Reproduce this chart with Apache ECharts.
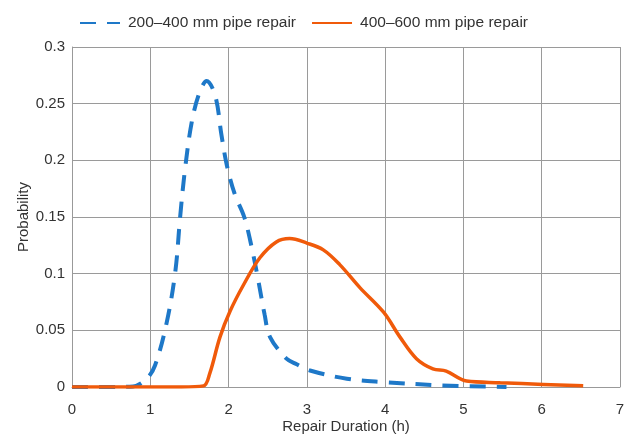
<!DOCTYPE html>
<html>
<head>
<meta charset="utf-8">
<script src="https://cdn.jsdelivr.net/npm/echarts@6/dist/echarts.min.js"></script>
<style>
html,body{margin:0;padding:0;background:#fff;}
#chart{width:629px;height:439px;}
</style>
</head>
<body>
<div id="chart"></div>
<script>
const seriesNames = ['200–400 mm pipe repair', '400–600 mm pipe repair'];
const xTicks = [0, 1, 2, 3, 4, 5, 6, 7];
const yTicks = [0, 0.05, 0.1, 0.15, 0.2, 0.25, 0.3];

const small = [
  [0, 0], [0.5, 0], [0.78, 0.0005], [0.95, 0.007], [1.06, 0.019], [1.21, 0.057],
  [1.32, 0.102], [1.38, 0.149], [1.44, 0.19], [1.53, 0.234], [1.63, 0.26],
  [1.72, 0.27], [1.83, 0.257], [1.91, 0.222], [1.98, 0.195], [2.08, 0.170],
  [2.2, 0.150], [2.29, 0.125], [2.38, 0.094], [2.46, 0.064], [2.53, 0.044],
  [2.74, 0.025], [2.87, 0.020], [3.04, 0.0146], [3.51, 0.0073], [3.97, 0.0044],
  [4.7, 0.0015], [5.55, 0]
];

const large = [
  [0, 0], [0.8, 0], [1.4, 0], [1.68, 0.001], [1.76, 0.012], [1.89, 0.044],
  [2.02, 0.067], [2.19, 0.09], [2.4, 0.114], [2.61, 0.128], [2.78, 0.131],
  [3.0, 0.127], [3.21, 0.121], [3.42, 0.108], [3.68, 0.0875], [3.98, 0.066],
  [4.19, 0.044], [4.4, 0.025], [4.61, 0.016], [4.78, 0.014], [5.04, 0.0052],
  [5.47, 0.0038], [6.02, 0.0023], [6.53, 0.001]
];

const FONT = '"Liberation Sans", Arial, sans-serif';
const chart = echarts.init(document.getElementById('chart'));
chart.setOption({
  animation: false,
  backgroundColor: '#fff',
  textStyle: { fontFamily: FONT },
  legend: {
    top: 10,
    left: 74,
    itemWidth: 40,
    itemHeight: 14,
    itemGap: 15,
    itemStyle: { opacity: 0 },
    textStyle: { fontSize: 15.5, color: '#333', fontFamily: FONT, padding: [0, 0, 0, 3] },
    data: seriesNames
  },
  grid: { left: 72, right: 9, top: 47, bottom: 49 },
  xAxis: {
    type: 'value',
    min: xTicks[0], max: xTicks[xTicks.length - 1], interval: 1,
    name: 'Repair Duration (h)',
    nameLocation: 'middle',
    nameGap: 32,
    nameMoveOverlap: false,
    nameTextStyle: { fontSize: 15, color: '#333', fontFamily: FONT },
    axisLine: { lineStyle: { color: '#999' } },
    axisTick: { show: false },
    axisLabel: { fontSize: 15, color: '#333', margin: 15, fontFamily: FONT },
    splitLine: { show: true, lineStyle: { color: '#9a9a9a', width: 1 } }
  },
  yAxis: {
    type: 'value',
    min: yTicks[0], max: yTicks[yTicks.length - 1], interval: 0.05,
    name: 'Probability',
    nameLocation: 'middle',
    nameGap: 41,
    nameMoveOverlap: false,
    nameTextStyle: { fontSize: 15, color: '#333', fontFamily: FONT },
    axisLine: { show: true, lineStyle: { color: '#999' } },
    axisTick: { show: false },
    axisLabel: { fontSize: 15, color: '#333', margin: 7, fontFamily: FONT },
    splitLine: { show: true, lineStyle: { color: '#9a9a9a', width: 1 } }
  },
  series: [
    {
      name: seriesNames[0],
      type: 'line',
      data: small,
      smooth: 0.35,
      symbol: 'none',
      z: 3,
      itemStyle: { color: '#1E78C8' },
      lineStyle: { color: '#1E78C8', width: 4, type: [16, 11] }
    },
    {
      name: seriesNames[1],
      type: 'line',
      data: large,
      smooth: 0.35,
      symbol: 'none',
      z: 4,
      itemStyle: { color: '#F05A0A' },
      lineStyle: { color: '#F05A0A', width: 3.5 }
    }
  ]
});
</script>
</body>
</html>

----------------------------------------

→ Goal:
Except for the pictures, print the data above exactly.

→ Exercise output:
Reproduce this chart with Apache ECharts.
<!DOCTYPE html>
<html>
<head>
<meta charset="utf-8">
<script src="https://cdn.jsdelivr.net/npm/echarts@6/dist/echarts.min.js"></script>
<style>
html,body{margin:0;padding:0;background:#fff;}
#chart{width:629px;height:439px;}
</style>
</head>
<body>
<div id="chart"></div>
<script>
const seriesNames = ['200–400 mm pipe repair', '400–600 mm pipe repair'];
const xTicks = [0, 1, 2, 3, 4, 5, 6, 7];
const yTicks = [0, 0.05, 0.1, 0.15, 0.2, 0.25, 0.3];

const small = [
  [0, 0], [0.5, 0], [0.78, 0.0005], [0.95, 0.007], [1.06, 0.019], [1.21, 0.057],
  [1.32, 0.102], [1.38, 0.149], [1.44, 0.19], [1.53, 0.234], [1.63, 0.26],
  [1.72, 0.27], [1.83, 0.257], [1.91, 0.222], [1.98, 0.195], [2.08, 0.170],
  [2.2, 0.150], [2.29, 0.125], [2.38, 0.094], [2.46, 0.064], [2.53, 0.044],
  [2.74, 0.025], [2.87, 0.020], [3.04, 0.0146], [3.51, 0.0073], [3.97, 0.0044],
  [4.7, 0.0015], [5.55, 0]
];

const large = [
  [0, 0], [0.8, 0], [1.4, 0], [1.68, 0.001], [1.76, 0.012], [1.89, 0.044],
  [2.02, 0.067], [2.19, 0.09], [2.4, 0.114], [2.61, 0.128], [2.78, 0.131],
  [3.0, 0.127], [3.21, 0.121], [3.42, 0.108], [3.68, 0.0875], [3.98, 0.066],
  [4.19, 0.044], [4.4, 0.025], [4.61, 0.016], [4.78, 0.014], [5.04, 0.0052],
  [5.47, 0.0038], [6.02, 0.0023], [6.53, 0.001]
];

const FONT = '"Liberation Sans", Arial, sans-serif';
const chart = echarts.init(document.getElementById('chart'));
chart.setOption({
  animation: false,
  backgroundColor: '#fff',
  textStyle: { fontFamily: FONT },
  legend: {
    top: 10,
    left: 74,
    itemWidth: 40,
    itemHeight: 14,
    itemGap: 15,
    itemStyle: { opacity: 0 },
    textStyle: { fontSize: 15.5, color: '#333', fontFamily: FONT, padding: [0, 0, 0, 3] },
    data: seriesNames
  },
  grid: { left: 72, right: 9, top: 47, bottom: 49 },
  xAxis: {
    type: 'value',
    min: xTicks[0], max: xTicks[xTicks.length - 1], interval: 1,
    name: 'Repair Duration (h)',
    nameLocation: 'middle',
    nameGap: 32,
    nameMoveOverlap: false,
    nameTextStyle: { fontSize: 15, color: '#333', fontFamily: FONT },
    axisLine: { lineStyle: { color: '#999' } },
    axisTick: { show: false },
    axisLabel: { fontSize: 15, color: '#333', margin: 15, fontFamily: FONT },
    splitLine: { show: true, lineStyle: { color: '#9a9a9a', width: 1 } }
  },
  yAxis: {
    type: 'value',
    min: yTicks[0], max: yTicks[yTicks.length - 1], interval: 0.05,
    name: 'Probability',
    nameLocation: 'middle',
    nameGap: 41,
    nameMoveOverlap: false,
    nameTextStyle: { fontSize: 15, color: '#333', fontFamily: FONT },
    axisLine: { show: true, lineStyle: { color: '#999' } },
    axisTick: { show: false },
    axisLabel: { fontSize: 15, color: '#333', margin: 7, fontFamily: FONT },
    splitLine: { show: true, lineStyle: { color: '#9a9a9a', width: 1 } }
  },
  series: [
    {
      name: seriesNames[0],
      type: 'line',
      data: small,
      smooth: 0.35,
      symbol: 'none',
      z: 3,
      itemStyle: { color: '#1E78C8' },
      lineStyle: { color: '#1E78C8', width: 4, type: [16, 11] }
    },
    {
      name: seriesNames[1],
      type: 'line',
      data: large,
      smooth: 0.35,
      symbol: 'none',
      z: 4,
      itemStyle: { color: '#F05A0A' },
      lineStyle: { color: '#F05A0A', width: 3.5 }
    }
  ]
});
</script>
</body>
</html>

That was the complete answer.